Ce que les adeptes de cette méthode omettent cependant de mentionner, c’est que recycler demeure un processus énergivore. La consommation de matériaux est moindre, mais pas nécessairement celle en énergie. La méthode n’est pas pour autant à bannir, mais elle ne doit pas non plus être considérée comme l’unique et ultime solution aux problèmes présents, ce qui est trop souvent le cas.
L’échec de l’impératif économique
Dans le même ordre d’idées, le verdissement de la production projette l’impression qu’il est désormais acceptable de consommer plus. Les produits et l’énergie étant plus verts, consommer apparaît désormais comme moins dommageable qu’auparavant.
Sans étonnement, la première maison certifiée Leadership in Energy and Environmental Design (LEED) au Québec a finalement usé plus d’énergie qu’une maison sans certification. La raison ? Le coût de l’énergie étant moindre, les utilisateurs n’ont pas ressenti l’incitatif de réduire leur consommation, allant même jusqu’à l’augmenter !
Économiser ou même gagner de l’argent en récompense à des pratiques plus vertes ne résulte ni d’un individu, ni d’une industrie plus responsable écologiquement parlant. Les motivations extrinsèques n’ont vraisemblablement pas un aussi grand impact que les motivations intrinsèques.
Une garderie en Israël a d’ailleurs fait les frais de ce penchant particulier de la nature humaine. Étant aux prises avec un problème récurrent de retard des parents après leur journée de travail, l’établissement a institué un système d’amendes, question d’inciter les fautifs à respecter les horaires de la garderie.
Plutôt que de diminuer le taux de retard, ce mécanisme a plutôt haussé le taux d’infractions. Le fait d’arriver en retard est devenu plus acceptable, les parents considérant compenser leur infraction par leur rétribution monétaire. La transition d’une motivation intrinsèque à celle d’une motivation extrinsèque s’est ainsi révélée être un échec total.
Transposée au monde de l’industrie, cette métaphore s’avère inquiétante. La possibilité de payer pour compenser ses émissions polluantes entraînera-t-elle une augmentation ou une stagnation du taux d’émissions polluantes ? Fort possible. L’impératif économique semble être géré avec beaucoup plus de liberté qu’une obligation sociale, particulièrement pour les industries et les individus qui possèdent le luxe du portefeuille bien garni.
Des conséquences irréversibles
Un processus de production plus vert et moins énergivore ne préviendra pas non plus, sinon indirectement, l’extinction de nombreuses espèces animales et végétales. Par exemple, le marché du carbone n’empêchera pas les pêcheurs de vider les océans. Les bateaux dans lesquels ils navigueront auront beau être alimentés par un carburant à base de pissenlits, leur pratique n’en restera pas moins nuisible pour la génération présente et les générations futures.

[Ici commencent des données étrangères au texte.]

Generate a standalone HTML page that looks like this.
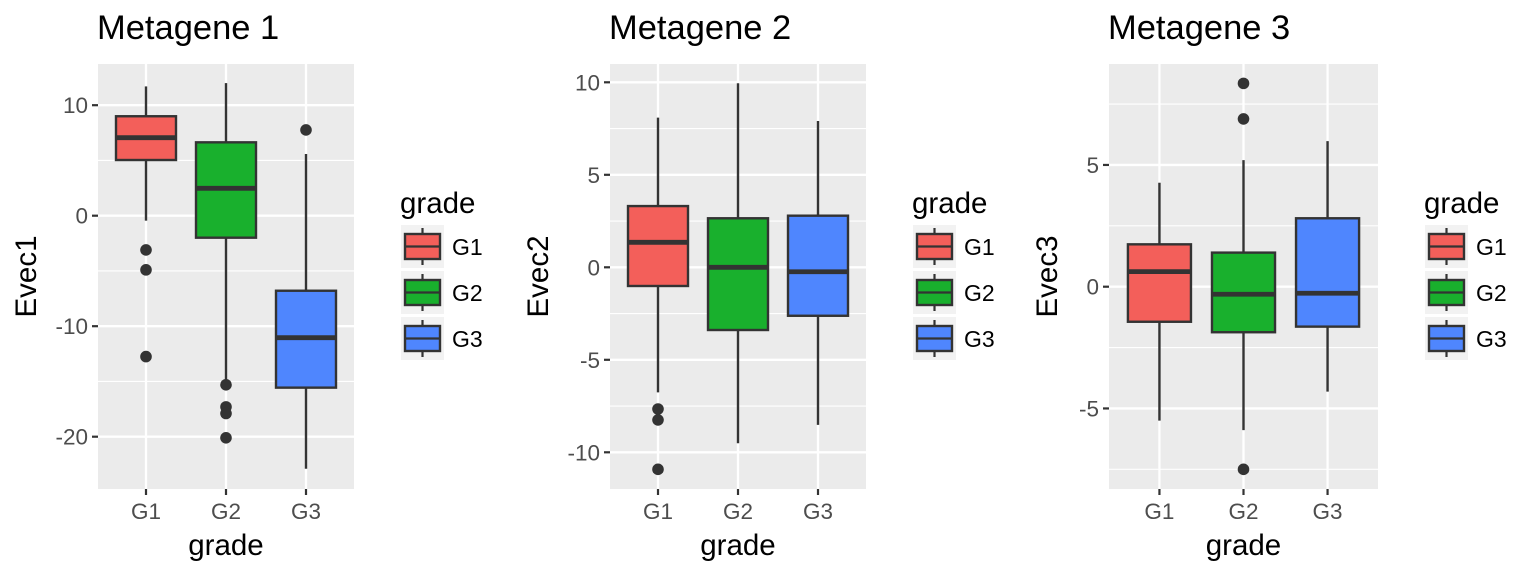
<!DOCTYPE html>
<html><head><meta charset="utf-8"><style>
html,body{margin:0;padding:0;background:#fff;}
svg{display:block;font-family:"Liberation Sans",Arial,sans-serif;}
</style></head><body>
<svg id="chart" data-name="metagene-boxplots" data-interactable="false" width="1536" height="576" viewBox="0 0 1536 576" xmlns="http://www.w3.org/2000/svg"></svg>
<script>
const categories = ["G1","G2","G3"];
const boxColors = ["#f35f5a","#19b02d","#4f86fe"];
// Metagene 1: [lowWhisker, Q1, median, Q3, highWhisker]
const stats1 = [[-0.45,5.04,7.06,9.0,11.7],[-14.9,-1.99,2.48,6.64,12.0],[-22.9,-15.56,-11.04,-6.79,5.58]];
const outliers1 = [[-3.1,-4.9,-12.75],[-15.3,-17.3,-17.9,-20.1],[7.76]];
const stats2 = [[-6.76,-1.01,1.35,3.31,8.09],[-9.51,-3.39,0,2.65,9.95],[-8.52,-2.62,-0.24,2.79,7.91]];
const outliers2 = [[-7.66,-8.25,-10.92],[],[]];
const stats3 = [[-5.5,-1.44,0.62,1.74,4.27],[-5.89,-1.87,-0.31,1.4,5.2],[-4.31,-1.64,-0.27,2.81,5.98]];
const outliers3 = [[],[8.35,6.89,-7.5],[]];
const ticks1 = [10,0,-10,-20], minor1=[5,-5,-15];
const ticks2 = [10,5,0,-5,-10], minor2=[7.5,2.5,-2.5,-7.5];
const ticks3 = [5,0,-5], minor3=[7.5,2.5,-2.5,-7.5];

const NS="http://www.w3.org/2000/svg";
const svg=document.getElementById('chart');
function mk(tag,attrs,parent,txt){const e=document.createElementNS(NS,tag);for(const k in attrs)e.setAttribute(k,attrs[k]);if(txt!==undefined)e.textContent=txt;(parent||svg).appendChild(e);return e;}

function panel(cfg){
  const g=mk('g',{});
  g.setAttribute('data-name',cfg.name);
  g.setAttribute('data-interactable','false');
  const {x0,x1,y0,y1}=cfg;
  const ys=v=>cfg.zeroY - v*cfg.ppu;
  const step=(x1-x0)/3.2;
  const xs=i=>x0+step*(i+0.6);
  const bg=mk('rect',{x:x0,y:y0,width:x1-x0,height:y1-y0,fill:'#ebebeb'},g);
  bg.setAttribute('data-name','plot-background');
  bg.setAttribute('data-interactable','false');
  cfg.minor.forEach(v=>{const l=mk('line',{x1:x0,x2:x1,y1:ys(v),y2:ys(v),stroke:'#fff','stroke-width':1.1},g);l.setAttribute('data-name','minor-gridline');l.setAttribute('data-interactable','false');});
  cfg.ticks.forEach(v=>{const l=mk('line',{x1:x0,x2:x1,y1:ys(v),y2:ys(v),stroke:'#fff','stroke-width':2.3},g);l.setAttribute('data-name','major-gridline');l.setAttribute('data-interactable','false');
    const t=mk('line',{x1:x0-6,x2:x0,y1:ys(v),y2:ys(v),stroke:'#333','stroke-width':2.2},g);t.setAttribute('data-name','y-tick');t.setAttribute('data-interactable','false');
    const tl=mk('text',{x:x0-10,y:ys(v)+8,'text-anchor':'end','font-size':22.5,fill:'#4d4d4d'},g,String(v));tl.setAttribute('data-name','y-tick-label');tl.setAttribute('data-interactable','false');});
  categories.forEach((c,i)=>{const l=mk('line',{x1:xs(i),x2:xs(i),y1:y0,y2:y1,stroke:'#fff','stroke-width':2.3},g);l.setAttribute('data-name','vertical-gridline');l.setAttribute('data-interactable','false');
    const t=mk('line',{x1:xs(i),x2:xs(i),y1:y1,y2:y1+6,stroke:'#333','stroke-width':2.2},g);t.setAttribute('data-name','x-tick');t.setAttribute('data-interactable','false');
    const tl=mk('text',{x:xs(i),y:y1+30,'text-anchor':'middle','font-size':22.5,fill:'#4d4d4d'},g,c);tl.setAttribute('data-name','x-tick-label');tl.setAttribute('data-interactable','false');});
  const hw=step*0.375;
  cfg.stats.forEach((s,i)=>{
    const bx=mk('g',{},g);bx.setAttribute('data-name','box-'+categories[i].toLowerCase());bx.setAttribute('data-interactable','false');
    const cx=xs(i);
    mk('line',{x1:cx,x2:cx,y1:ys(s[4]),y2:ys(s[3]),stroke:'#333','stroke-width':2.4},bx).setAttribute('data-name','upper-whisker');
    mk('line',{x1:cx,x2:cx,y1:ys(s[1]),y2:ys(s[0]),stroke:'#333','stroke-width':2.4},bx).setAttribute('data-name','lower-whisker');
    mk('rect',{x:cx-hw,y:ys(s[3]),width:2*hw,height:ys(s[1])-ys(s[3]),fill:boxColors[i],stroke:'#333','stroke-width':2.4},bx).setAttribute('data-name','iqr-box');
    mk('line',{x1:cx-hw,x2:cx+hw,y1:ys(s[2]),y2:ys(s[2]),stroke:'#333','stroke-width':4.8},bx).setAttribute('data-name','median-line');
    cfg.out[i].forEach(v=>{const p=mk('circle',{cx:cx,cy:ys(v),r:5.8,fill:'#333'},bx);p.setAttribute('data-name','outlier-point');p.setAttribute('data-interactable','false');});
  });
  const tt=mk('text',{x:x0-1,y:39,'font-size':34.5,fill:'#000'},g,cfg.title);tt.setAttribute('data-name','panel-title');tt.setAttribute('data-interactable','false');
  const yt=mk('text',{x:0,y:0,'font-size':29.5,fill:'#000','text-anchor':'middle',transform:`translate(${cfg.yTitleX},${(y0+y1)/2}) rotate(-90)`},g,cfg.ylab);yt.setAttribute('data-name','y-axis-title');yt.setAttribute('data-interactable','false');
  const xt=mk('text',{x:(x0+x1)/2,y:555,'font-size':29.5,fill:'#000','text-anchor':'middle'},g,'grade');xt.setAttribute('data-name','x-axis-title');xt.setAttribute('data-interactable','false');
  const lg=mk('g',{},g);lg.setAttribute('data-name','legend');lg.setAttribute('data-interactable','false');
  const lx=cfg.legX;
  const lt=mk('text',{x:lx-1,y:213,'font-size':29.5,fill:'#000'},lg,'grade');lt.setAttribute('data-name','legend-title');lt.setAttribute('data-interactable','false');
  categories.forEach((c,i)=>{
    const ky=225+i*46;
    const e=mk('g',{},lg);e.setAttribute('data-name','legend-entry-'+c.toLowerCase());e.setAttribute('data-interactable','false');
    mk('rect',{x:lx,y:ky,width:43,height:43,fill:'#f2f2f2'},e);
    mk('line',{x1:lx+21.5,x2:lx+21.5,y1:ky+3,y2:ky+40,stroke:'#333','stroke-width':2.2},e);
    mk('rect',{x:lx+4,y:ky+9,width:35,height:25,fill:boxColors[i],stroke:'#333','stroke-width':2.4},e);
    mk('line',{x1:lx+4,x2:lx+39,y1:ky+21.5,y2:ky+21.5,stroke:'#333','stroke-width':2.2},e);
    mk('text',{x:lx+51,y:ky+30,'font-size':23,fill:'#000'},e,c);
  });
}
panel({name:'panel-metagene-1',title:'Metagene 1',ylab:'Evec1',x0:98,x1:354,y0:64,y1:489,zeroY:215.7,ppu:11.05,ticks:ticks1,minor:minor1,stats:stats1,out:outliers1,legX:401,yTitleX:36});
panel({name:'panel-metagene-2',title:'Metagene 2',ylab:'Evec2',x0:610,x1:866,y0:64,y1:489,zeroY:267.3,ppu:18.5,ticks:ticks2,minor:minor2,stats:stats2,out:outliers2,legX:913,yTitleX:548});
panel({name:'panel-metagene-3',title:'Metagene 3',ylab:'Evec3',x0:1109,x1:1378,y0:64,y1:489,zeroY:286.7,ppu:24.35,ticks:ticks3,minor:minor3,stats:stats3,out:outliers3,legX:1425,yTitleX:1057});
</script>
</body></html>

L’impact de l’extinction de nombreuses espèces sur l’écosystème dans lequel nous vivons demeure certes méconnu. Une chose est sûre : chaque élément dans un écosystème a une utilité particulière et surtout, essentielle. L’extinction d’un seul élément est en mesure de chambouler un écosystème en entier, un écosystème dont l’humain peut faire partie. L’attente d’une solution miraculeuse n’est pas un luxe que l’humain peut se permettre face à l’érosion de la faune et la flore.
Devant cette dernière conséquence particulièrement alarmiste, il est donc amplement temps de mettre les résolutions hypocrites des entreprises, des gouvernements et même des individus de côté afin de s’attaquer au problème réel. La priorité n’est pas de tirer profit d’une planète plus verte ou de pouvoir consommer davantage. La préséance doit être accordée à un système combinant un ralentissement de production et de consommation ainsi qu’un processus de production écologique et équitable. Cette résolution ne doit pas être accomplie au profit des peuples ou des individus moins choyés, mais au profit des entreprises et des individus qui ont déjà bénéficié à outrance des joyaux terrestres. Riches ou pauvres, nous devons nous rappeler que la survie de l’être humain dépend, avant tout, de celle de la planète terre.